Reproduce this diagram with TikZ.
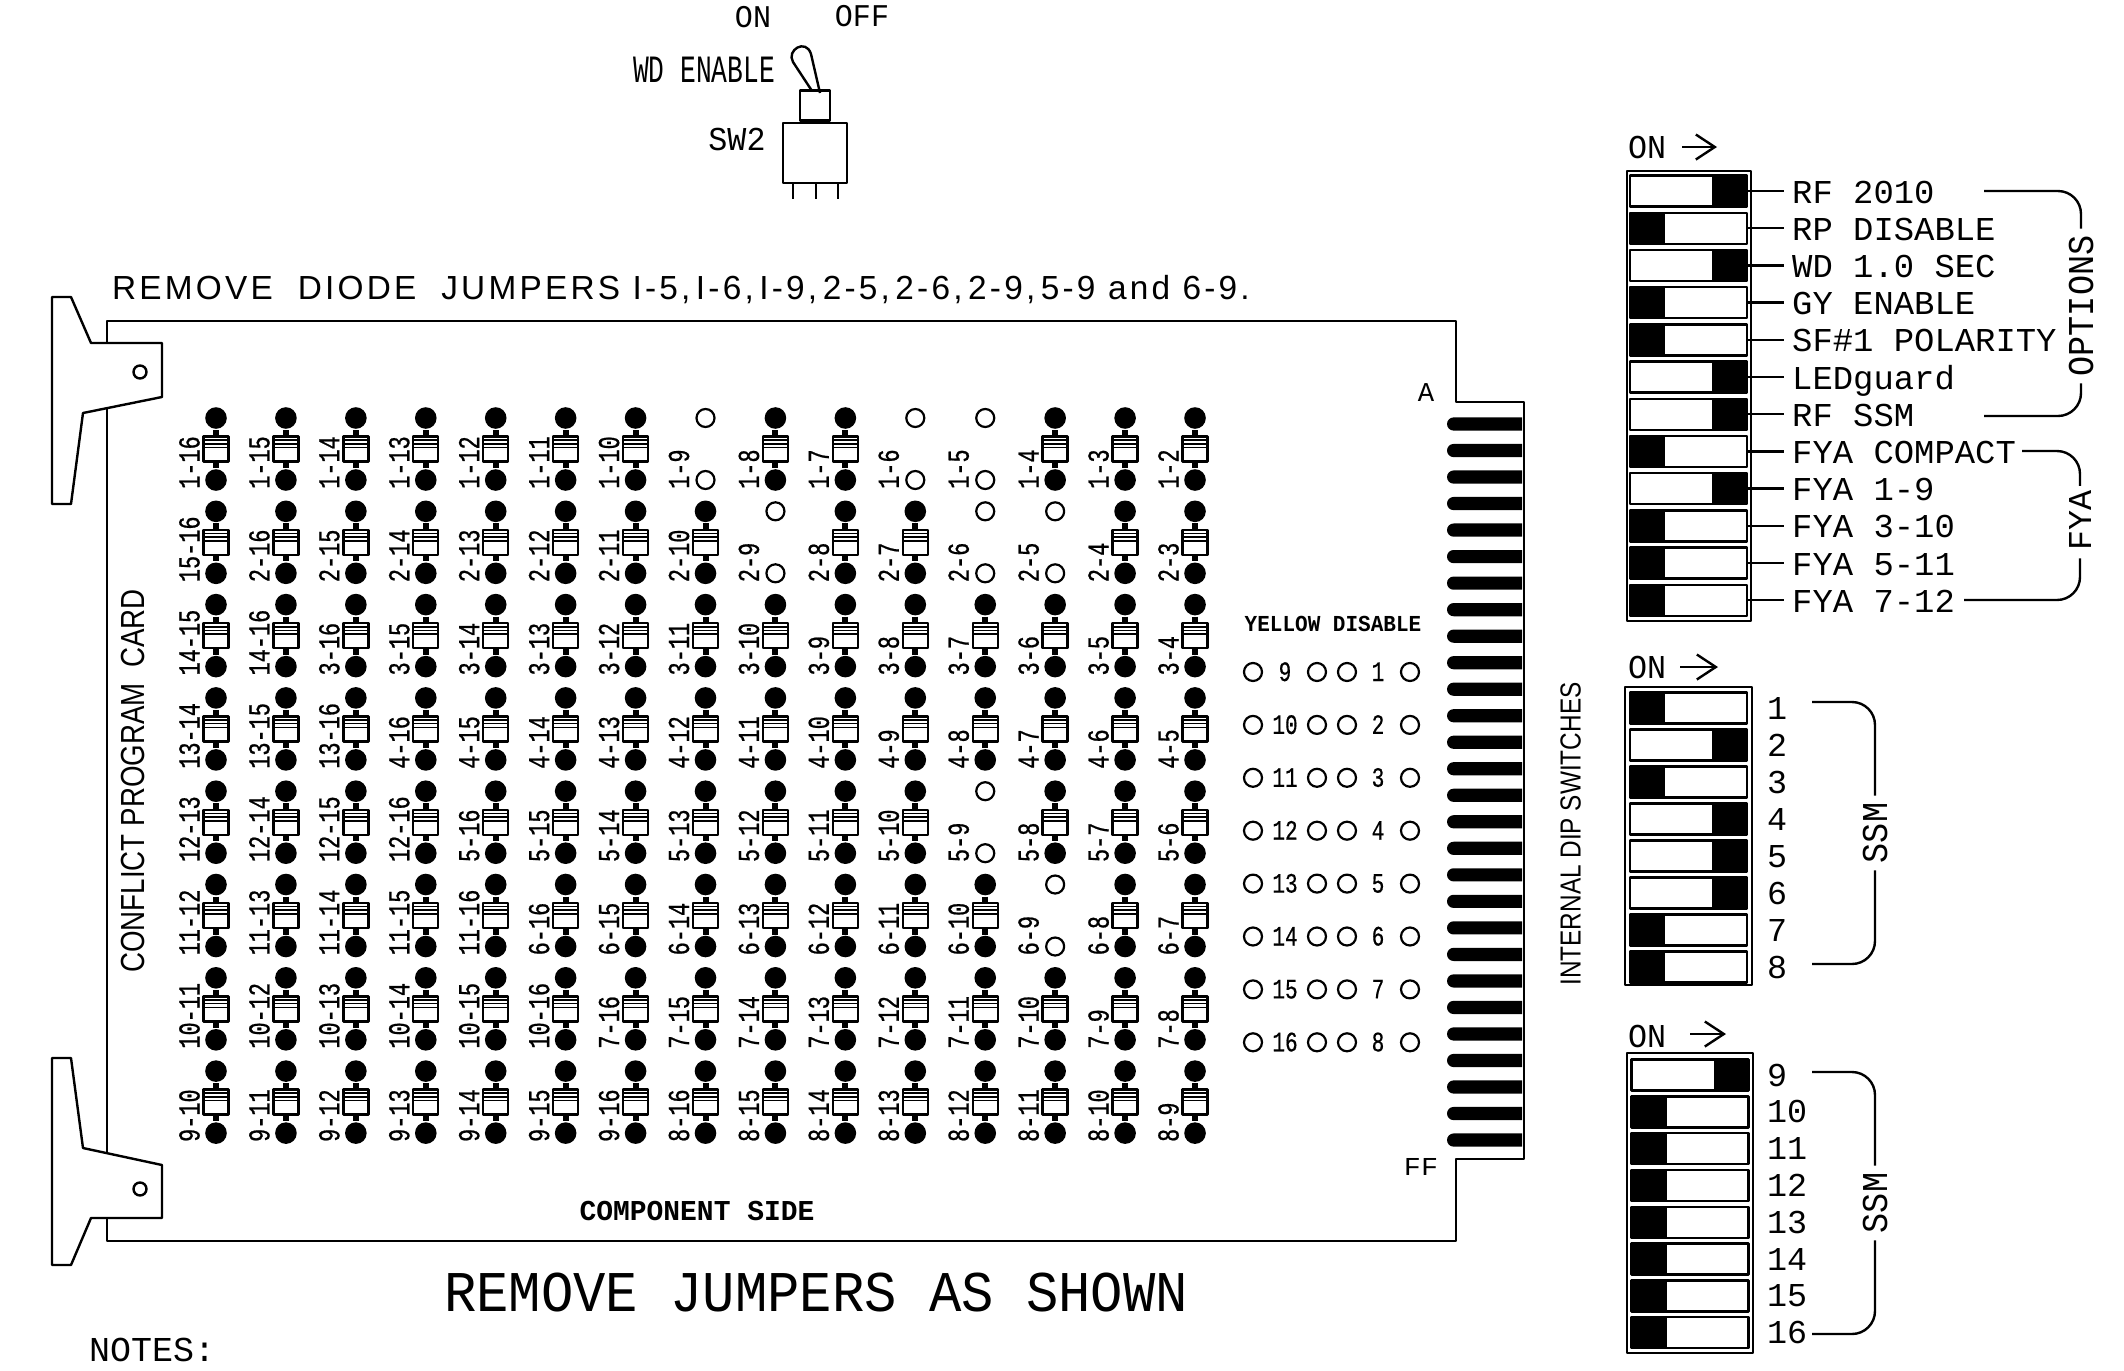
\documentclass[tikz,border=0pt]{standalone}
\usepackage{fontspec}
\usetikzlibrary{positioning,arrows.meta}
\newfontfamily\cadmono{Liberation Mono}
\newfontfamily\cadsans{Liberation Sans}
\newcommand{\monotext}[2]{\cadmono\fontsize{#1}{#1}\selectfont\addfontfeature{FakeStretch=#2}}
\newcommand{\sanstext}[2]{\cadsans\fontsize{#1}{#1}\selectfont\addfontfeature{FakeStretch=#2}}
\def\px{.02cm}
% jumpers that are taken off the card
\foreach \lab in {1-9,1-6,1-5,2-9,2-6,2-5,5-9,6-9}{\expandafter\gdef\csname removed\lab\endcsname{}}
\tikzset{
  capheight/.style={text height=#1*\px,text depth=0pt,inner sep=0pt},
  fullpad/.style={circle,fill=black,inner sep=0pt,minimum size=21.6*\px},
  openpad/.style={circle,draw,fill=white,inner sep=0pt,line width=2.2*\px,minimum size=18*\px},
  stem/.style={line width=6*\px},
  diode/.style={draw,fill=white,inner sep=0pt,line width=2.4*\px,minimum size=25*\px,
    path picture={\foreach \s in {3.6,7.2,11}
      \draw[line width=1.6*\px] ([yshift=-\s*\px]path picture bounding box.north west) -- ([yshift=-\s*\px]path picture bounding box.north east);}},
  linklabel/.style={capheight=20,rotate=90,anchor=west,font=\monotext{17.3}{.72}\addfontfeature{FakeBold=.7}},
  optlabel/.style={capheight=22,anchor=west,font=\monotext{19}{1.015}},
  numlabel/.style={capheight=22,anchor=west,font=\monotext{19}{1}},
  yellowlabel/.style={capheight=18,font=\monotext{16}{.75}\addfontfeature{FakeBold=.5}},
  onlabel/.style={capheight=22,anchor=west,font=\monotext{19}{.95}},
  bracelabel/.style={capheight=24,rotate=90,inner xsep=6*\px,font=\monotext{20.7}{.92}},
  brace/.style={rounded corners=.46cm},
  dipleft/.style={draw,fill=white,inner sep=0pt,minimum width=117*\px,minimum height=31*\px,
    path picture={\fill[black] (path picture bounding box.north west) rectangle ++(35,32);}},
  dipright/.style={draw,fill=white,inner sep=0pt,minimum width=117*\px,minimum height=31*\px,
    path picture={\fill[black] (path picture bounding box.north east) rectangle ++(-35,32);}},
  onarrow/.style={-{Straight Barb[length=.38cm,width=.5cm]}},
}
\begin{document}
\begin{tikzpicture}[x=\px,y=-\px,line width=2.4*\px,line join=round]
  \useasboundingbox (0,0) rectangle (2124,1370);

  % toggle switch
  \node[draw,fill=white,inner sep=0pt,minimum width=64*\px,minimum height=60*\px] (swbody) at (815,153) {};
  \node[draw,inner sep=0pt,minimum width=30*\px,minimum height=30*\px,above=0pt of swbody] (swneck) {};
  \draw (swneck.north) ++(-4,0) -- (793,62) .. controls (786,50) and (806,38) .. (811,54) -- (820,93);
  \foreach \x in {793,816,838}
    \draw (\x,183) -- (\x,199);
  \node[capheight=21,font=\monotext{18}{.95}] (swon) at (753,17) {ON};
  \node[capheight=21,font=\monotext{18}{.95}] (swoff) at (862,16) {OFF};
  \node[capheight=26,font=\monotext{22}{.68}] (swname) at (704,69) {WD ENABLE};
  \node[capheight=22,font=\monotext{19}{.95}] (swref) at (737,139) {SW2};

  \node[capheight=24,anchor=west,font=\sanstext{19}{1}\addfontfeature{LetterSpace=9.6}] (note) at (111,287)
    {REMOVE~~DIODE~~JUMPERS I-5,\,I-6,\,I-9,\,2-5,\,2-6,\,2-9,\,5-9 and 6-9.};

  % card outline and handles
  \draw (107,1241) -- (107,321) -- (1456,321) -- (1456,402) -- (1524,402)
    -- (1524,1159) -- (1456,1159) -- (1456,1241) -- cycle;
  \draw[fill=white] (52,297) -- (71,297) -- (91,343) -- (162,343) -- (162,397) -- (83,413)
    -- (71,504) -- (52,504) -- cycle;
  \draw[fill=white] (52,1058) -- (71,1058) -- (83,1148) -- (162,1165) -- (162,1218) -- (91,1218)
    -- (71,1265) -- (52,1265) -- cycle;
  \node[circle,draw,inner sep=0pt,minimum size=13*\px] (holetop) at (140,372) {};
  \node[circle,draw,inner sep=0pt,minimum size=13*\px] (holebot) at (140,1189) {};

  % edge fingers
  \foreach \i in {0,...,27}
    \fill ({1522},{424+26.52*\i-6.6}) -- ({1453.6},{424+26.52*\i-6.6}) arc (270:90:6.6)
      -- ({1522},{424+26.52*\i+6.6}) -- cycle;
  \node[capheight=18,font=\monotext{15.5}{1}] (edgea) at (1426,392) {A};
  \node[capheight=17,font=\monotext{14.7}{1.1}] (edgeff) at (1421,1167) {FF};

  % diode matrix
  \foreach \r/\labs in {
    0/{1-16,1-15,1-14,1-13,1-12,1-11,1-10,1-9,1-8,1-7,1-6,1-5,1-4,1-3,1-2},
    1/{15-16,2-16,2-15,2-14,2-13,2-12,2-11,2-10,2-9,2-8,2-7,2-6,2-5,2-4,2-3},
    2/{14-15,14-16,3-16,3-15,3-14,3-13,3-12,3-11,3-10,3-9,3-8,3-7,3-6,3-5,3-4},
    3/{13-14,13-15,13-16,4-16,4-15,4-14,4-13,4-12,4-11,4-10,4-9,4-8,4-7,4-6,4-5},
    4/{12-13,12-14,12-15,12-16,5-16,5-15,5-14,5-13,5-12,5-11,5-10,5-9,5-8,5-7,5-6},
    5/{11-12,11-13,11-14,11-15,11-16,6-16,6-15,6-14,6-13,6-12,6-11,6-10,6-9,6-8,6-7},
    6/{10-11,10-12,10-13,10-14,10-15,10-16,7-16,7-15,7-14,7-13,7-12,7-11,7-10,7-9,7-8},
    7/{9-10,9-11,9-12,9-13,9-14,9-15,9-16,8-16,8-15,8-14,8-13,8-12,8-11,8-10,8-9}}{
    \foreach \lab [count=\c from 0] in \labs {
      \ifcsname removed\lab\endcsname
        \node[openpad] (top\r\c) at ({216+69.93*\c},{418+93.3*\r}) {};
        \node[openpad] (bot\r\c) at ({216+69.93*\c},{480+93.3*\r}) {};
      \else
        \node[fullpad] (top\r\c) at ({216+69.93*\c},{418+93.3*\r}) {};
        \node[fullpad] (bot\r\c) at ({216+69.93*\c},{480+93.3*\r}) {};
        \draw[stem] (top\r\c) -- (bot\r\c);
        \node[diode] (dio\r\c) at ({216+69.93*\c},{449+93.3*\r}) {};
      \fi
      \node[linklabel] (lab\r\c) at ({189.5+69.93*\c},{490+93.3*\r}) {\lab};
    }
  }

  % yellow disable pads
  \node[capheight=15,font=\monotext{13}{.92}\bfseries] (yellow) at (1333,624) {YELLOW~DISABLE};
  \foreach \i/\a/\b in {0/9/1,1/10/2,2/11/3,3/12/4,4/13/5,5/14/6,6/15/7,7/16/8}{
    \node[openpad] (ya\i) at (1253,{672+52.9*\i}) {};
    \node[openpad] (yb\i) at (1317,{672+52.9*\i}) {};
    \node[openpad] (yc\i) at (1347,{672+52.9*\i}) {};
    \node[openpad] (yd\i) at (1410,{672+52.9*\i}) {};
    \node[yellowlabel] (yl\i) at (1285,{672+52.9*\i}) {\a};
    \node[yellowlabel] (yr\i) at (1378,{672+52.9*\i}) {\b};
  }

  % text on the card
  \node[capheight=24,rotate=90,font=\sanstext{19}{.83}] (cardname) at (132,781) {CONFLICT PROGRAM~~CARD};
  \node[capheight=19,font=\monotext{16.4}{.97}\bfseries] (side) at (697,1211) {COMPONENT~SIDE};
  \node[capheight=21,rotate=90,font=\sanstext{16.5}{.84}] (internal) at (1570,834) {INTERNAL DIP SWITCHES};
  \node[capheight=38,font=\monotext{32.8}{.935}] (remove) at (816,1292) {REMOVE JUMPERS AS SHOWN};
  \node[capheight=23,anchor=west,font=\monotext{19.9}{1}] (notes) at (88,1350) {NOTES:};

  % option switches
  \node[onlabel] (on1) at (1627,147) {ON};
  \coordinate (on1tip) at (1717,147);
  \draw[onarrow] (1682,147) -- (on1tip);
  \draw (1627,171) rectangle (1751,621);
  \foreach \txt/\side [count=\i from 0] in {RF 2010/right,RP DISABLE/left,WD 1.0 SEC/right,GY ENABLE/left,
      SF\#1 POLARITY/left,LEDguard/right,RF SSM/right,FYA COMPACT/left,FYA 1-9/right,
      FYA 3-10/left,FYA 5-11/left,FYA 7-12/left}{
    \node[dip\side] (opt\i) at (1688.5,{191+37.2*\i}) {};
    \node[optlabel] (optl\i) at (1791,{192+37.2*\i}) {\txt};
    \draw (opt\i.east) -- ++(36,0);
  }
  \node[bracelabel] (options) at (2081,306) {OPTIONS};
  \coordinate (optfrom) at (1984,191);
  \coordinate (optto) at (1984,416);
  \draw[brace] (optfrom) -| (options.east);
  \draw[brace] (optto) -| (options.west);
  \node[capheight=22,rotate=90,inner xsep=3*\px,font=\monotext{19}{1}] (fya) at (2080,520) {FYA};
  \coordinate (fyafrom) at (2022,451);
  \coordinate (fyato) at (1964,600);
  \draw[brace] (fyafrom) -| (fya.east);
  \draw[brace] (fyato) -| ([yshift=-4*\px]fya.west);

  % first SSM bank
  \node[onlabel] (on2) at (1627,667) {ON};
  \coordinate (on2tip) at (1718,667);
  \draw[onarrow] (1680,667) -- (on2tip);
  \draw (1625,687) rectangle (1752,985);
  \foreach \n/\side [count=\i from 0] in {1/left,2/right,3/left,4/right,5/right,6/right,7/left,8/left}{
    \node[dip\side] (ssma\i) at (1688.5,{708+37*\i}) {};
    \node[numlabel] (ssman\i) at (1766,{708+37*\i}) {\n};
  }
  \node[bracelabel] (ssma) at (1875,833) {SSM};
  \coordinate (ssmafrom) at (1812,702);
  \coordinate (ssmato) at (1812,964);
  \draw[brace] (ssmafrom) -| (ssma.east);
  \draw[brace] (ssmato) -| (ssma.west);

  % second SSM bank
  \node[onlabel] (on3) at (1627,1036) {ON};
  \coordinate (on3tip) at (1726,1034);
  \draw[onarrow] (1690,1034) -- (on3tip);
  \draw (1627,1053) rectangle (1753,1353);
  \foreach \n/\side [count=\i from 0] in {9/right,10/left,11/left,12/left,13/left,14/left,15/left,16/left}{
    \node[dip\side] (ssmb\i) at (1690,{1075+36.8*\i}) {};
    \node[numlabel] (ssmbn\i) at (1766,{1075+36.8*\i}) {\n};
  }
  \node[bracelabel] (ssmb) at (1875,1203) {SSM};
  \coordinate (ssmbfrom) at (1812,1072);
  \coordinate (ssmbto) at (1812,1334);
  \draw[brace] (ssmbfrom) -| (ssmb.east);
  \draw[brace] (ssmbto) -| (ssmb.west);
\end{tikzpicture}
\end{document}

____________

## Problem statement
Please quote the lines of the material, beginning with the first and ending with the one that contains "(0,0) rectangle (2124,1370);", exactly as written and without any pictures.

## Solution to the exercise
Reproduce this diagram with TikZ.
\documentclass[tikz,border=0pt]{standalone}
\usepackage{fontspec}
\usetikzlibrary{positioning,arrows.meta}
\newfontfamily\cadmono{Liberation Mono}
\newfontfamily\cadsans{Liberation Sans}
\newcommand{\monotext}[2]{\cadmono\fontsize{#1}{#1}\selectfont\addfontfeature{FakeStretch=#2}}
\newcommand{\sanstext}[2]{\cadsans\fontsize{#1}{#1}\selectfont\addfontfeature{FakeStretch=#2}}
\def\px{.02cm}
% jumpers that are taken off the card
\foreach \lab in {1-9,1-6,1-5,2-9,2-6,2-5,5-9,6-9}{\expandafter\gdef\csname removed\lab\endcsname{}}
\tikzset{
  capheight/.style={text height=#1*\px,text depth=0pt,inner sep=0pt},
  fullpad/.style={circle,fill=black,inner sep=0pt,minimum size=21.6*\px},
  openpad/.style={circle,draw,fill=white,inner sep=0pt,line width=2.2*\px,minimum size=18*\px},
  stem/.style={line width=6*\px},
  diode/.style={draw,fill=white,inner sep=0pt,line width=2.4*\px,minimum size=25*\px,
    path picture={\foreach \s in {3.6,7.2,11}
      \draw[line width=1.6*\px] ([yshift=-\s*\px]path picture bounding box.north west) -- ([yshift=-\s*\px]path picture bounding box.north east);}},
  linklabel/.style={capheight=20,rotate=90,anchor=west,font=\monotext{17.3}{.72}\addfontfeature{FakeBold=.7}},
  optlabel/.style={capheight=22,anchor=west,font=\monotext{19}{1.015}},
  numlabel/.style={capheight=22,anchor=west,font=\monotext{19}{1}},
  yellowlabel/.style={capheight=18,font=\monotext{16}{.75}\addfontfeature{FakeBold=.5}},
  onlabel/.style={capheight=22,anchor=west,font=\monotext{19}{.95}},
  bracelabel/.style={capheight=24,rotate=90,inner xsep=6*\px,font=\monotext{20.7}{.92}},
  brace/.style={rounded corners=.46cm},
  dipleft/.style={draw,fill=white,inner sep=0pt,minimum width=117*\px,minimum height=31*\px,
    path picture={\fill[black] (path picture bounding box.north west) rectangle ++(35,32);}},
  dipright/.style={draw,fill=white,inner sep=0pt,minimum width=117*\px,minimum height=31*\px,
    path picture={\fill[black] (path picture bounding box.north east) rectangle ++(-35,32);}},
  onarrow/.style={-{Straight Barb[length=.38cm,width=.5cm]}},
}
\begin{document}
\begin{tikzpicture}[x=\px,y=-\px,line width=2.4*\px,line join=round]
  \useasboundingbox (0,0) rectangle (2124,1370);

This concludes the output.